Describe, then, the opposite of that. What’s the opposite in that case?
Weakness. Or even, in this case, what if it’s destruction that leads to salvation, in a way? What if it’s losing everything that leads to some kind of redemption? I don’t know. I felt that much more personally in my own life. That I’ve always gained by losing.
What’s been your parents’ reaction to the movie?
They were so scared of this film before they saw it. And I was so scared of showing it to them. It was like a big sigh of relief when I showed it to them. We watched it together and it was pretty emotional, to be honest. It felt like we were seeing each other anew, in a way.
I don’t have kids, but I think a terrifying part of having kids would be being seen so thoroughly, to be scanned so completely by someone paying so much attention. All the time. The original Siri in your house.

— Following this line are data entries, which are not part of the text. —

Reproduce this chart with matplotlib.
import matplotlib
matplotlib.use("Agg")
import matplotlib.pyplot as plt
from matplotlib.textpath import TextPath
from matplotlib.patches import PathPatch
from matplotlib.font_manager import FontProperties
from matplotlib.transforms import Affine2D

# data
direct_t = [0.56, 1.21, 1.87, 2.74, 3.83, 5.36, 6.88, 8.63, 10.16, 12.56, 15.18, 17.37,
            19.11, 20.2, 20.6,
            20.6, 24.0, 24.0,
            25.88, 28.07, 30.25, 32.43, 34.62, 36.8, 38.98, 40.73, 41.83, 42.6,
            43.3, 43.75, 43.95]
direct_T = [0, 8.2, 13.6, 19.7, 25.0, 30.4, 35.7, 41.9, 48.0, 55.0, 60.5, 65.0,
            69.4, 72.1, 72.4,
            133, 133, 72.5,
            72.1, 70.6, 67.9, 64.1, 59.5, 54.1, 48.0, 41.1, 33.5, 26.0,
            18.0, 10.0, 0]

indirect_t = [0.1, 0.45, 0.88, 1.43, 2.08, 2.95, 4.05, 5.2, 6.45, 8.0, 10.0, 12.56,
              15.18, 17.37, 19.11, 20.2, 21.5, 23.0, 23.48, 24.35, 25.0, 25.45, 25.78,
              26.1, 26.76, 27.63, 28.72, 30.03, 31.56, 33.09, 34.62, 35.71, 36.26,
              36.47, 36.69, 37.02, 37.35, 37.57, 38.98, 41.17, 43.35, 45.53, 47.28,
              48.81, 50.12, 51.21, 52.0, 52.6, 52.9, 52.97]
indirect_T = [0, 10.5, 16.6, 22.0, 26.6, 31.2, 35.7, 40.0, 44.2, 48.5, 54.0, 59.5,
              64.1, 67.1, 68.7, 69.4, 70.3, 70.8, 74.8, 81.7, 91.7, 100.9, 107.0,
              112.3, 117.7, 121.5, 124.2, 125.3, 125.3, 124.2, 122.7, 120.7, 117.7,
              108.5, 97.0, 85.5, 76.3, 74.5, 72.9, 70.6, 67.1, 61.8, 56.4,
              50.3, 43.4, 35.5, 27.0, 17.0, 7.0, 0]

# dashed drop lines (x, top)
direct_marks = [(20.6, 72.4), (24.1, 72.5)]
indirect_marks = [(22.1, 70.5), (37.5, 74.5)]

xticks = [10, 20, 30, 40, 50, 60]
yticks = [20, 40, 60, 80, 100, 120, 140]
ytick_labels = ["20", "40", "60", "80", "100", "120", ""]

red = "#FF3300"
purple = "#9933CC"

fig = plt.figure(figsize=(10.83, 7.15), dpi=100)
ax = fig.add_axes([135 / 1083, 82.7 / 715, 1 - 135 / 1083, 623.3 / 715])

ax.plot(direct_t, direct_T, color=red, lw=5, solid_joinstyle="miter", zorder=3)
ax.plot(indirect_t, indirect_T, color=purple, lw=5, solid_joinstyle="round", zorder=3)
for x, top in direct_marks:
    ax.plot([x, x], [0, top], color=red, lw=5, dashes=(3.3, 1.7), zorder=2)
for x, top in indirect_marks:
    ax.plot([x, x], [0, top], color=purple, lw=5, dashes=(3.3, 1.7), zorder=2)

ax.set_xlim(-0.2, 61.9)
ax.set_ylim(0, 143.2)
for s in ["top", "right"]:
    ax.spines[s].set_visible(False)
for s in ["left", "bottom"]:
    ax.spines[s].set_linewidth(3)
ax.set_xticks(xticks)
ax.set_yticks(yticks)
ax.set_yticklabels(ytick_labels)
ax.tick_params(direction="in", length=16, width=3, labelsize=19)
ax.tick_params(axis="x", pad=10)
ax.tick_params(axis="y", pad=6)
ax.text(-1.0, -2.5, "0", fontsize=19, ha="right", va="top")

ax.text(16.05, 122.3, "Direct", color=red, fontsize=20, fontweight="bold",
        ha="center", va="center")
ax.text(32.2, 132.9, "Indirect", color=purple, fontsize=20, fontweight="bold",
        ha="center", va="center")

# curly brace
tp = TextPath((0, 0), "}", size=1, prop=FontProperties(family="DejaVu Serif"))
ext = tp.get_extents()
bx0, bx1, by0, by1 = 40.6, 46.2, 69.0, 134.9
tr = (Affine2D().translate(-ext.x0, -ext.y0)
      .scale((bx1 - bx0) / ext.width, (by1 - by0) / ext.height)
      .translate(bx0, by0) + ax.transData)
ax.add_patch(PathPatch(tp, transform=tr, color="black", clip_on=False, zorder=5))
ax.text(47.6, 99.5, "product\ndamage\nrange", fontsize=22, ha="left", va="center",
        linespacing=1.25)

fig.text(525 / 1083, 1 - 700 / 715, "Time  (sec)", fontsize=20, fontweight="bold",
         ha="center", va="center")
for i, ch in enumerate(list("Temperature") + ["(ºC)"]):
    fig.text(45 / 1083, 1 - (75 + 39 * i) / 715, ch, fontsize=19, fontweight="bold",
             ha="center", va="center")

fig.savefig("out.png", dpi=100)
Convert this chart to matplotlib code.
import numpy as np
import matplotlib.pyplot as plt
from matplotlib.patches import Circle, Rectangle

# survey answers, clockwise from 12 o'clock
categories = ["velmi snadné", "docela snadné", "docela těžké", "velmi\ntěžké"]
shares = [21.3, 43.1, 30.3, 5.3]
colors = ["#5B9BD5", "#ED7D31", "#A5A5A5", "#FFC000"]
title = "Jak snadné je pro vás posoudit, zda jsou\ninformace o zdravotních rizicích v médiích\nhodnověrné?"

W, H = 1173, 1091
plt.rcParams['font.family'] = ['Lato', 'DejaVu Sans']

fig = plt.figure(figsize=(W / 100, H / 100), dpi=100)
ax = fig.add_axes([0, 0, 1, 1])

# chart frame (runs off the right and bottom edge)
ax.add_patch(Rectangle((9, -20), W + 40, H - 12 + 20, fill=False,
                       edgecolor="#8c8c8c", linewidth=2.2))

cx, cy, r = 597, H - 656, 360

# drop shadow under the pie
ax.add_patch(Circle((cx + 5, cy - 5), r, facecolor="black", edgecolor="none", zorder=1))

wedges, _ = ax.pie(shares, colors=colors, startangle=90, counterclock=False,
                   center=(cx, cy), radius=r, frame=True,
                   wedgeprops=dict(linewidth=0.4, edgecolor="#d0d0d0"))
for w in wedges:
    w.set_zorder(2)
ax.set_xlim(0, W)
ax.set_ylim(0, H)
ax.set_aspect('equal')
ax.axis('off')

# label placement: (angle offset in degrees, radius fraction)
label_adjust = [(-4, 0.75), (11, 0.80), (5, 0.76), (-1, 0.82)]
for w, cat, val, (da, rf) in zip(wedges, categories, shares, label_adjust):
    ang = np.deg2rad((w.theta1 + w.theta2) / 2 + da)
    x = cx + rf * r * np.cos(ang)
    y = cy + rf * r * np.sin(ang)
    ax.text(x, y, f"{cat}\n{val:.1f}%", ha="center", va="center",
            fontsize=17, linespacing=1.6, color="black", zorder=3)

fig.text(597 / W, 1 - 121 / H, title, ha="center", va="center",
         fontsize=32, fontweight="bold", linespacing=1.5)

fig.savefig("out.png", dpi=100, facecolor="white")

And they’re going to carry that with them! My dad jokes with me now: “Now that I know you’re going to do stuff like this, I’m gonna be on my best behavior.” But it’s changed our relationship in a good way. We’re much more free with each other. He feels like maybe I harbor less judgment than he thought I had on him. I think he always felt like the life he brought us to was difficult and maybe I had negative feelings about that. But I think he saw that I see it in a much different way than that. And I think my mom, she felt good that I was able to air some of the feelings that she has about how difficult that time in her life was.
Was there something specific to Lincoln or Arkansas or Northwest Arkansas that you feel like, you could not have made this movie if you’d grown up in Indiana or North Carolina or Utah?
That feeling of finding solidarity in isolation, in a way. I did feel like a lot of friends that I had, that they also, their parents had moved to Arkansas for a desire to have a new start. When I hear friends talk about growing up in places in the deep South where people have been there for generations, I think that there’s much more of a culture that is established and particular. But in the Ozarks I just felt there was something more democratic about the place. Everyone’s trying to figure it out, somehow.